Direction |
Your task is to retype the lines from the opening of the material through the line that includes "const X_MIN = 1890.5, X_MAX = 1909.5;". Do not copy the pictures.

Supplied material |
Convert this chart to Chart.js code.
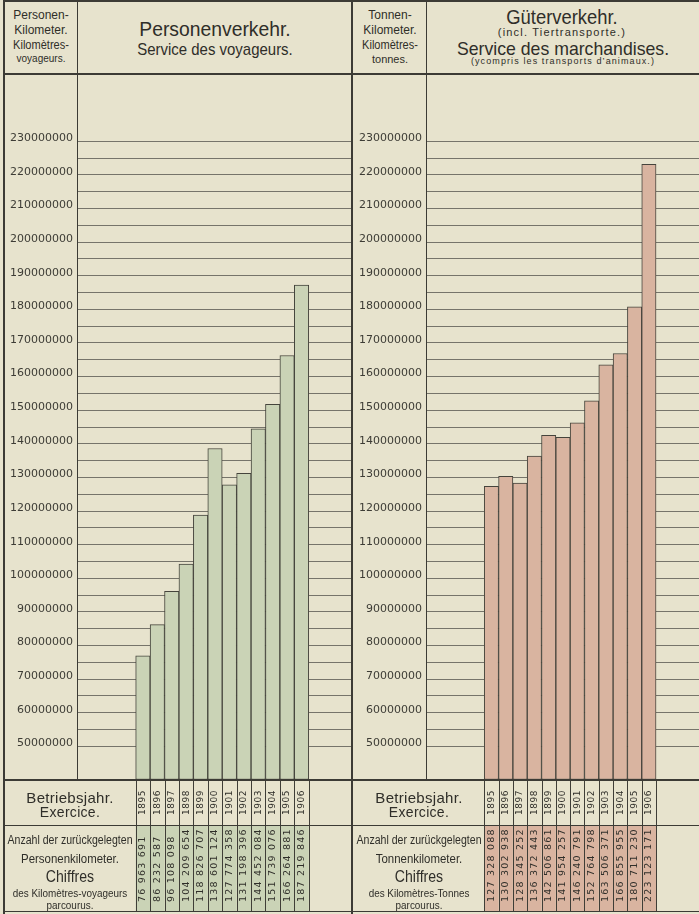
<!DOCTYPE html>
<html>
<head>
<meta charset="utf-8">
<script src="https://cdn.jsdelivr.net/npm/chart.js@4/dist/chart.umd.min.js"></script>
<style>
  html, body { margin:0; padding:0; }
  body { width:699px; height:914px; background:#e7e3cd; position:relative; overflow:hidden;
         font-family:"Liberation Sans", "DejaVu Sans", sans-serif; color:#2f2e29; }
  .ln { position:absolute; background:#3c3b35; z-index:5; }
  .t { position:absolute; white-space:nowrap; transform:translate(-50%,-50%); text-align:center; line-height:1; z-index:6; }
  canvas { position:absolute; z-index:2; }
</style>
</head>
<body>
<script>
// ---------- data ----------
const YEARS = [1895, 1896, 1897, 1898, 1899, 1900, 1901, 1902, 1903, 1904, 1905, 1906];
const PASSENGER_KM = [76963691, 86232587, 96108098, 104209654, 118826707, 138601124,
                      127774358, 131198396, 144452084, 151739076, 166264881, 187219846];
const TONNE_KM = [127328088, 130302938, 128345252, 136372443, 142506861, 141954257,
                  146240791, 152764798, 163506371, 166855955, 180711230, 223123171];
const Y_MIN = 40000000, Y_MAX = 250000000, Y_STEP = 5000000;
const LABEL_LOW = 50000000, LABEL_HIGH = 230000000, LABEL_STEP = 10000000;
const X_MIN = 1890.5, X_MAX = 1909.5;

// ---------- static layout (lines + texts) ----------
function line(x, y, w, h) {
  const d = document.createElement('div'); d.className = 'ln';
  Object.assign(d.style, {left:x+'px', top:y+'px', width:w+'px', height:h+'px'});
  document.body.appendChild(d);
}
function text(str, cx, cy, size, extra) {
  const d = document.createElement('div'); d.className = 't';
  d.textContent = str;
  d.style.left = cx + 'px'; d.style.top = cy + 'px'; d.style.fontSize = size + 'px';
  if (extra) Object.assign(d.style, extra);
  document.body.appendChild(d);
}
line(3, 0, 2, 914);        // outer left border
line(3, 0, 696, 2);        // top border
line(3, 73, 696, 2);       // header bottom
line(77, 0, 1, 780);       // left label column
line(351, 0, 2, 914);      // panel divider
line(426, 0, 1, 780);      // right label column
line(3, 779, 696, 2);      // table top
line(3, 825, 696, 1);      // table middle
line(3, 911, 696, 1);      // table bottom

const narrow = {transform:'translate(-50%,-50%) scaleX(0.85)'};
const sx = (k) => ({transform:'translate(-50%,-50%) scaleX(' + k + ')'});
// left header
text('Personen-', 41, 15, 12);
text('Kilometer.', 41, 30, 12);
text('Kilomètres-', 41, 45, 12, sx(0.92));
text('voyageurs.', 41, 59, 10);
text('Personenverkehr.', 215, 28, 21, sx(0.92));
text('Service des voyageurs.', 215, 49, 17, sx(0.88));
// right header
text('Tonnen-', 390, 15, 12);
text('Kilometer.', 390, 30, 12);
text('Kilomètres-', 390, 45, 12, sx(0.92));
text('tonnes.', 390, 59, 11);
text('Güterverkehr.', 562, 17, 20, sx(0.92));
text('(incl. Tiertransporte.)', 562, 32, 11, {letterSpacing:'1.2px'});
text('Service des marchandises.', 563, 48, 19, sx(0.93));
text('(ycompris les transports d\u2019animaux.)', 563, 61, 9, {letterSpacing:'1.1px'});
// bottom table labels
function tableLabels(cx, word1, word2) {
  text('Betriebsjahr.', cx, 797, 15, {letterSpacing:'0.3px'});
  text('Exercice.', cx, 812, 14, {letterSpacing:'0.3px'});
  text('Anzahl der zurückgelegten', cx, 840, 12, sx(0.88));
  text(word1, cx, 858, 13, sx(0.88));
  text('Chiffres', cx, 877, 16, sx(0.88));
  text(word2, cx, 893, 11, sx(0.9));
  text('parcourus.', cx, 905, 11, sx(0.9));
}
tableLabels(70, 'Personenkilometer.', 'des Kilomètres-voyageurs');
tableLabels(419, 'Tonnenkilometer.', 'des Kilomètres-Tonnes');

// ---------- charts ----------
function fmt(v) { return String(v).replace(/\B(?=(\d{3})+(?!\d))/g, ' '); }

const tablePlugin = {
  id: 'table',
  afterDatasetsDraw(chart, args, opts) {
    const ctx = chart.ctx, xs = chart.scales.x, ca = chart.chartArea;
    const top = ca.bottom, mid = 751, bot = 837;
    ctx.save();
    YEARS.forEach((yr, i) => {
      const l = xs.getPixelForValue(yr - 0.5), r = xs.getPixelForValue(yr + 0.5);
      ctx.fillStyle = opts.fill;
      ctx.fillRect(l, mid + 1, r - l, bot - mid - 1);
      ctx.strokeStyle = '#3f3e37'; ctx.lineWidth = 1;
      ctx.beginPath();
      ctx.moveTo(Math.round(l) + 0.5, top); ctx.lineTo(Math.round(l) + 0.5, bot);
      ctx.moveTo(Math.round(r) + 0.5, top); ctx.lineTo(Math.round(r) + 0.5, bot);
      ctx.stroke();
      const cx = (l + r) / 2;
      ctx.fillStyle = '#2f2e29';
      ctx.textBaseline = 'middle';
      // year
      ctx.save();
      ctx.translate(cx, top + 10);
      ctx.rotate(-Math.PI / 2);
      ctx.font = '9px "DejaVu Sans"';
      ctx.letterSpacing = '0.5px';
      ctx.textAlign = 'right';
      ctx.fillText(String(yr), 0, 0);
      ctx.restore();
      // value
      ctx.save();
      ctx.translate(cx, bot - 9);
      ctx.rotate(-Math.PI / 2);
      ctx.font = '9.5px "DejaVu Sans"';
      ctx.letterSpacing = '1.2px';
      ctx.textAlign = 'left';
      ctx.fillText(fmt(opts.values[i]), 0, 0);
      ctx.restore();
    });
    ctx.restore();
  }
};

function makeChart(left, width, values, color, axisWidth) {
  const c = document.createElement('canvas');
  c.width = width; c.height = 840;
  c.style.left = left + 'px'; c.style.top = '74px';
  c.style.width = width + 'px'; c.style.height = '840px';
  document.body.appendChild(c);
  return new Chart(c, {
    type: 'bar',
    data: {
      datasets: [{
        data: YEARS.map((y, i) => ({x: y, y: values[i]})),
        backgroundColor: color,
        borderColor: '#45443c',
        borderWidth: 1,
        borderSkipped: false,
        base: Y_MIN,
        barPercentage: 1,
        categoryPercentage: 1
      }]
    },
    options: {
      responsive: false,
      devicePixelRatio: 1,
      animation: false,
      layout: {padding: {top: 0, right: 0, bottom: 134, left: 0}},
      plugins: {
        legend: {display: false}, tooltip: {enabled: false}, title: {display: false},
        table: {values: values, fill: color}
      },
      scales: {
        x: {type: 'linear', min: X_MIN, max: X_MAX, offset: false, display: false},
        y: {
          type: 'linear', min: Y_MIN, max: Y_MAX,
          afterFit(s) { s.width = axisWidth; s.paddingTop = 0; s.paddingBottom = 0; },
          border: {display: false},
          grid: {
            drawTicks: false, lineWidth: 1,
            color: (c) => (c.tick && c.tick.value >= LABEL_LOW && c.tick.value <= LABEL_HIGH) ? '#76746a' : 'rgba(0,0,0,0)'
          },
          ticks: {
            stepSize: Y_STEP, autoSkip: false, padding: 5, labelOffset: -3,
            color: '#3d3c35',
            font: {family: '"DejaVu Sans"', size: 11},
            callback: (v) => (v % LABEL_STEP === 0 && v >= LABEL_LOW && v <= LABEL_HIGH) ? String(v) : ''
          }
        }
      }
    },
    plugins: [tablePlugin]
  });
}

makeChart(4, 348, PASSENGER_KM, '#cad3b6', 74);
makeChart(352, 347, TONNE_KM, '#d9b4a0', 75);
</script>
</body>
</html>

Completed task |
Convert this chart to Chart.js code.
<!DOCTYPE html>
<html>
<head>
<meta charset="utf-8">
<script src="https://cdn.jsdelivr.net/npm/chart.js@4/dist/chart.umd.min.js"></script>
<style>
  html, body { margin:0; padding:0; }
  body { width:699px; height:914px; background:#e7e3cd; position:relative; overflow:hidden;
         font-family:"Liberation Sans", "DejaVu Sans", sans-serif; color:#2f2e29; }
  .ln { position:absolute; background:#3c3b35; z-index:5; }
  .t { position:absolute; white-space:nowrap; transform:translate(-50%,-50%); text-align:center; line-height:1; z-index:6; }
  canvas { position:absolute; z-index:2; }
</style>
</head>
<body>
<script>
// ---------- data ----------
const YEARS = [1895, 1896, 1897, 1898, 1899, 1900, 1901, 1902, 1903, 1904, 1905, 1906];
const PASSENGER_KM = [76963691, 86232587, 96108098, 104209654, 118826707, 138601124,
                      127774358, 131198396, 144452084, 151739076, 166264881, 187219846];
const TONNE_KM = [127328088, 130302938, 128345252, 136372443, 142506861, 141954257,
                  146240791, 152764798, 163506371, 166855955, 180711230, 223123171];
const Y_MIN = 40000000, Y_MAX = 250000000, Y_STEP = 5000000;
const LABEL_LOW = 50000000, LABEL_HIGH = 230000000, LABEL_STEP = 10000000;
const X_MIN = 1890.5, X_MAX = 1909.5;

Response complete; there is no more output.